Although airline fares are structurally cheaper across the board in the United States than they are in Canada, Rempel and Grand Forks Regional Airport Authority chairman Rich Becker both said that the major attraction for Canadian travellers as far as Grand Forks is concerned is the Allegiant flights.

Ron Pradinuk, a Winnipeg travel agent, said the added hassle involved in driving several hours to a U.S. airport is not for everyone, but it becomes an attractive savings feature for groups.

"Some people aren’t prepared to drive several hours for the amount of savings we’re talking about, but if there is a group of say six to eight people, now you have some real savings," Pradinuk said.

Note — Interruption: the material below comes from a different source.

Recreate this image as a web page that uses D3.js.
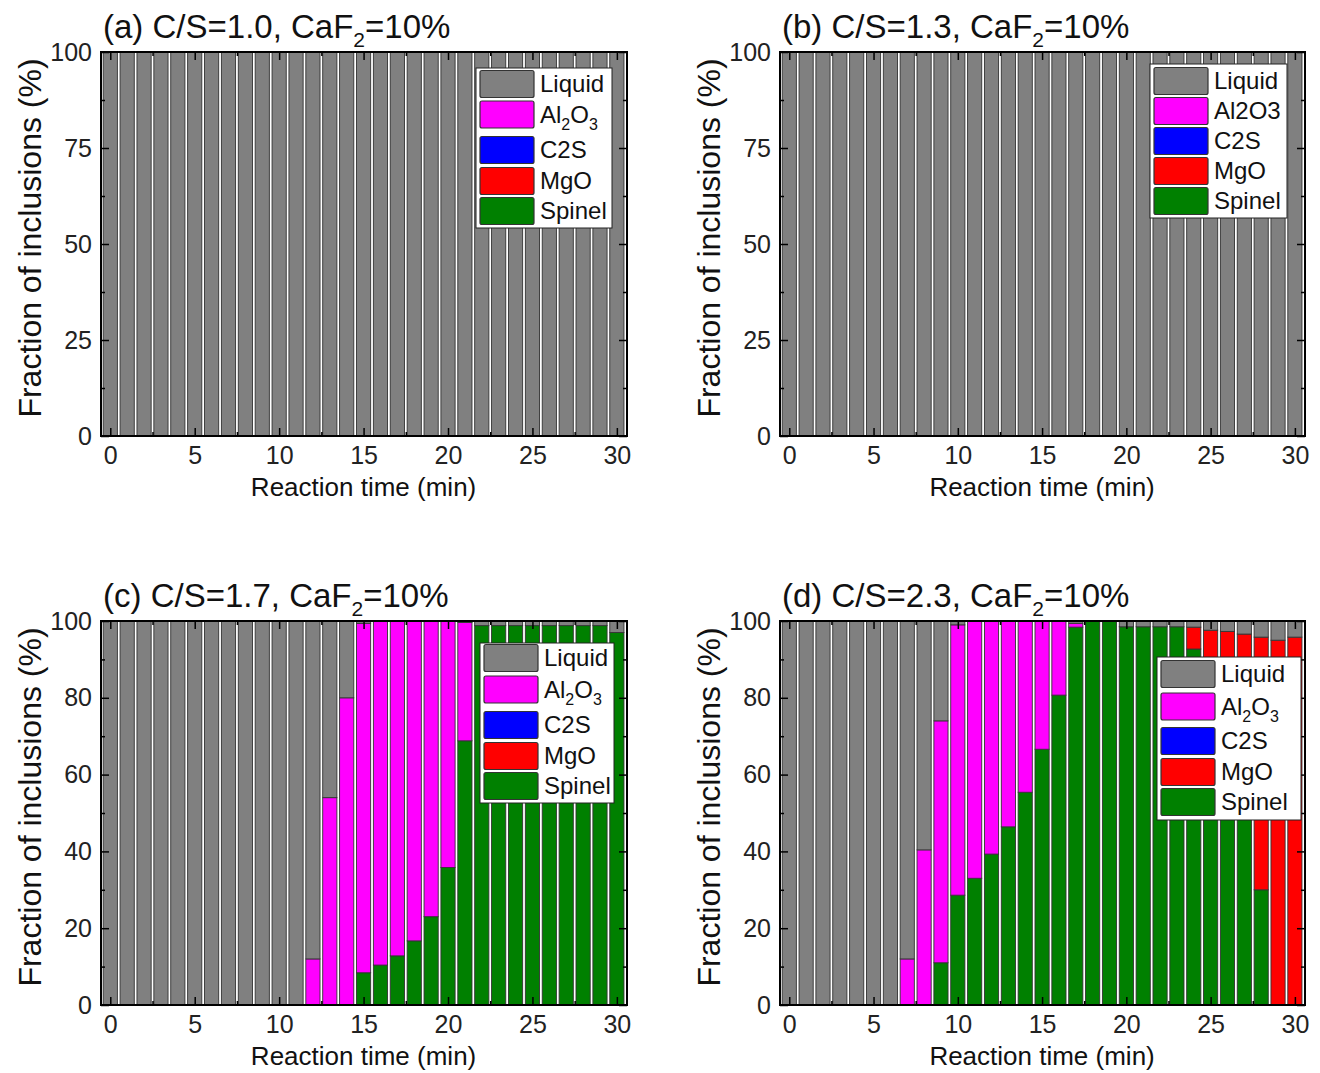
<!DOCTYPE html>
<html>
<head>
<meta charset="utf-8">
<script src="https://cdn.jsdelivr.net/npm/d3@7"></script>
<style>
  body { margin: 0; background: #fff; }
  svg { font-family: Arial, "Liberation Sans", sans-serif; }
  .axis path { display: none; }
  .axis line { stroke: #000; stroke-width: 1.5; }
  .axis text { font-size: 25px; fill: #222; }
</style>
</head>
<body>
<svg width="1320" height="1073"></svg>
<script>
// reaction time (min)
var times = [0,1,2,3,4,5,6,7,8,9,10,11,12,13,14,15,16,17,18,19,20,21,22,23,24,25,26,27,28,29,30];

// (a) and (b): everything is liquid
var liquidAB  = [100,100,100,100,100,100,100,100,100,100,100,100,100,100,100,100,100,100,100,100,100,100,100,100,100,100,100,100,100,100,100];
var noneAB    = [0,0,0,0,0,0,0,0,0,0,0,0,0,0,0,0,0,0,0,0,0,0,0,0,0,0,0,0,0,0,0];

// (c) C/S=1.7
var liquidC  = [100,100,100,100,100,100,100,100,100,100,100,100,88,46,20,0.6,0,0,0,0,0,0.4,1.2,1.2,1.2,1.2,1.2,1.2,1.2,1.2,3];
var aluminaC = [0,0,0,0,0,0,0,0,0,0,0,0,12,54,80,91,89.6,87.2,83.3,77,64.2,30.8,0,0,0,0,0,0,0,0,0];
var c2sC     = [0,0,0,0,0,0,0,0,0,0,0,0,0,0,0,0,0,0,0,0,0,0,0,0,0,0,0,0,0,0,0];
var mgoC     = [0,0,0,0,0,0,0,0,0,0,0,0,0,0,0,0,0,0,0,0,0,0,0,0,0,0,0,0,0,0,0];
var spinelC  = [0,0,0,0,0,0,0,0,0,0,0,0,0,0,0,8.4,10.4,12.8,16.7,23,35.8,68.8,98.8,98.8,98.8,98.8,98.8,98.8,98.8,98.8,97];

// (d) C/S=2.3
var liquidD  = [100,100,100,100,100,100,100,88,59.6,26,1,0,0,0,0,0,0,0.6,0,0,1.5,1.5,1.5,1.5,1.6,2.4,2.7,3.4,4.2,5,4.2];
var aluminaD = [0,0,0,0,0,0,0,12,40.4,63,70.4,67,60.7,53.6,44.6,33.4,19.3,1,0,0,0,0,0,0,0,0,0,0,0,0,0];
var c2sD     = [0,0,0,0,0,0,0,0,0,0,0,0,0,0,0,0,0,0,0,0,0,0,0,0,0,0,0,0,0,0,0];
var mgoD     = [0,0,0,0,0,0,0,0,0,0,0,0,0,0,0,0,0,0,0,0,0,0,0,0,5.7,7.6,9.3,11.6,65.8,95,95.8];
var spinelD  = [0,0,0,0,0,0,0,0,0,11,28.6,33,39.3,46.4,55.4,66.6,80.7,98.4,100,100,98.5,98.5,98.5,98.5,92.7,90,88,85,30,0,0];

var keys = ["spinel", "mgo", "c2s", "alumina", "liquid"];   // bottom -> top
var colors = {liquid: "#808080", alumina: "#ff00ff", c2s: "#0000ff", mgo: "#ff0000", spinel: "#008000"};
var legendOrder = ["liquid", "alumina", "c2s", "mgo", "spinel"];

var panels = [
  {tag: "(a)", cs: "1.0", left: 101, top: 52, w: 526, h: 384, yTicks: [0,25,50,75,100], yMinor: [12.5,37.5,62.5,87.5],
   series: {liquid: liquidAB, alumina: noneAB, c2s: noneAB, mgo: noneAB, spinel: noneAB},
   legend: {x: 476, y: 68, w: 136, h: 160, rows: [84, 114.5, 150, 181, 211]}, sub: true},
  {tag: "(b)", cs: "1.3", left: 780, top: 52, w: 525, h: 384, yTicks: [0,25,50,75,100], yMinor: [12.5,37.5,62.5,87.5],
   series: {liquid: liquidAB, alumina: noneAB, c2s: noneAB, mgo: noneAB, spinel: noneAB},
   legend: {x: 1150, y: 64, w: 137, h: 154, rows: [81, 111, 141, 171, 201]}, sub: false},
  {tag: "(c)", cs: "1.7", left: 101, top: 621, w: 526, h: 384, yTicks: [0,20,40,60,80,100], yMinor: [10,30,50,70,90],
   series: {liquid: liquidC, alumina: aluminaC, c2s: c2sC, mgo: mgoC, spinel: spinelC},
   legend: {x: 480, y: 643, w: 134, h: 160, rows: [658, 689.5, 725, 756, 786]}, sub: true},
  {tag: "(d)", cs: "2.3", left: 780, top: 621, w: 525, h: 384, yTicks: [0,20,40,60,80,100], yMinor: [10,30,50,70,90],
   series: {liquid: liquidD, alumina: aluminaD, c2s: c2sD, mgo: mgoD, spinel: spinelD},
   legend: {x: 1157, y: 657, w: 144, h: 163, rows: [674, 706.5, 741, 772, 802]}, sub: true}
];

var svg = d3.select("svg");

panels.forEach(function(p) {
  var x = d3.scaleLinear().domain([-0.55, 30.6]).range([0, p.w]),
      y = d3.scaleLinear().domain([0, 100]).range([p.h, 0]);

  var g = svg.append("g").attr("transform", "translate(" + p.left + "," + p.top + ")");

  var rows = times.map(function(t, i) {
    var r = {time: t};
    keys.forEach(function(k) { r[k] = p.series[k][i]; });
    return r;
  });

  var stacked = d3.stack().keys(keys)(rows);
  var half = 0.42;

  g.append("g").selectAll("g")
      .data(stacked)
    .enter().append("g")
      .attr("fill", function(d) { return colors[d.key]; })
    .selectAll("rect")
      .data(function(d) { return d.filter(function(s) { return s[1] - s[0] > 0; }); })
    .enter().append("rect")
      .attr("x", function(d) { return x(d.data.time - half); })
      .attr("y", function(d) { return y(d[1]); })
      .attr("width", x(half) - x(-half))
      .attr("height", function(d) { return y(d[0]) - y(d[1]); })
      .attr("stroke", "#333")
      .attr("stroke-width", 0.9);

  // major / minor ticks on all four sides, pointing inward
  var xMajor = [0,5,10,15,20,25,30], xMinor = [2.5,7.5,12.5,17.5,22.5,27.5];

  g.append("g")
      .attr("class", "axis")
      .attr("transform", "translate(0," + p.h + ")")
      .call(d3.axisBottom(x).tickValues(xMajor).tickSize(-8).tickPadding(10).tickFormat(d3.format("d")));
  g.append("g")
      .attr("class", "axis")
      .attr("transform", "translate(0," + p.h + ")")
      .call(d3.axisBottom(x).tickValues(xMinor).tickSize(-4).tickFormat(""));
  g.append("g")
      .attr("class", "axis")
      .call(d3.axisTop(x).tickValues(xMajor).tickSize(-8).tickFormat(""));
  g.append("g")
      .attr("class", "axis")
      .call(d3.axisTop(x).tickValues(xMinor).tickSize(-4).tickFormat(""));

  g.append("g")
      .attr("class", "axis")
      .call(d3.axisLeft(y).tickValues(p.yTicks).tickSize(-8).tickPadding(9).tickFormat(d3.format("d")));
  g.append("g")
      .attr("class", "axis")
      .call(d3.axisLeft(y).tickValues(p.yMinor).tickSize(-4).tickFormat(""));
  g.append("g")
      .attr("class", "axis")
      .attr("transform", "translate(" + p.w + ",0)")
      .call(d3.axisRight(y).tickValues(p.yTicks).tickSize(-8).tickFormat(""));
  g.append("g")
      .attr("class", "axis")
      .attr("transform", "translate(" + p.w + ",0)")
      .call(d3.axisRight(y).tickValues(p.yMinor).tickSize(-4).tickFormat(""));

  g.append("rect")
      .attr("width", p.w)
      .attr("height", p.h)
      .attr("fill", "none")
      .attr("stroke", "#000")
      .attr("stroke-width", 2);

  // title
  var title = g.append("text")
      .attr("x", 2)
      .attr("y", -14)
      .attr("font-size", 33)
      .attr("fill", "#111");
  title.append("tspan").text(p.tag + " C/S=" + p.cs + ", CaF");
  title.append("tspan").attr("font-size", 21).attr("dy", 9).text("2");
  title.append("tspan").attr("dy", -9).text("=10%");

  // axis labels
  g.append("text")
      .attr("transform", "translate(" + (-60) + "," + (p.h / 2 - 6) + ") rotate(-90)")
      .attr("text-anchor", "middle")
      .attr("font-size", 32)
      .attr("fill", "#111")
      .text("Fraction of inclusions (%)");

  g.append("text")
      .attr("x", x(15))
      .attr("y", p.h + 60)
      .attr("text-anchor", "middle")
      .attr("font-size", 26)
      .attr("fill", "#111")
      .text("Reaction time (min)");

  // legend
  var L = p.legend;
  svg.append("rect")
      .attr("x", L.x)
      .attr("y", L.y)
      .attr("width", L.w)
      .attr("height", L.h)
      .attr("fill", "#fff")
      .attr("stroke", "#222")
      .attr("stroke-width", 1);

  legendOrder.forEach(function(k, i) {
    var cy = L.rows[i];
    svg.append("rect")
        .attr("x", L.x + 4)
        .attr("y", cy - 13.5)
        .attr("width", 54)
        .attr("height", 27)
        .attr("rx", 2)
        .attr("fill", colors[k])
        .attr("stroke", "#333")
        .attr("stroke-width", 1.2);
    var t = svg.append("text")
        .attr("x", L.x + 64)
        .attr("y", cy + 8)
        .attr("font-size", 24)
        .attr("fill", "#111");
    if (k === "alumina" && p.sub) {
      t.append("tspan").text("Al");
      t.append("tspan").attr("font-size", 16).attr("dy", 7).text("2");
      t.append("tspan").attr("dy", -7).text("O");
      t.append("tspan").attr("font-size", 16).attr("dy", 7).text("3");
    } else {
      t.text({liquid: "Liquid", alumina: "Al2O3", c2s: "C2S", mgo: "MgO", spinel: "Spinel"}[k]);
    }
  });
});
</script>
</body>
</html>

martin.cash@freepress.mb.ca

 

Winnipeg’s new terminal

Size — 545,700 square feet

Cost — C$585 million

Funded — principally from the issuance of commercial bonds that pay interest at market rates to be repaid eventually by the collection of $20 airport improvement fees from every departing passenger.

 

Grand Forks International Airport has a new terminal and is attracting many Manitobans to its cheap flights.
Grand Forks International Airport has a new terminal and is attracting many Manitobans to its cheap flights.

Grand Forks’ new terminal

Size — 48,000 square feet

Cost — US$23 million

Funded — mostly through direct payments from the U.S. federal government and the issuance of municipal bonds that feature tax benefits and are guaranteed by the City of Grand Forks and Grand Forks County.

 

Canadian vs. U.S. airports

Canadian airports make substantial rent payments to Transport Canada — U.S. airports don’t.

Canadian airports have to pay municipal property taxes — U.S. airports don’t.

Canadian airports receive no federal money to support facility construction — U.S. airports do.

Canadian airports charge improvement fees for every departing passenger — U.S. airports don’t.

Canadian airports receive no government assistance in raising debt financing on the public markets — U.S. airports benefit from local government bond guarantees as well as tax benefits for those who purchase the bonds.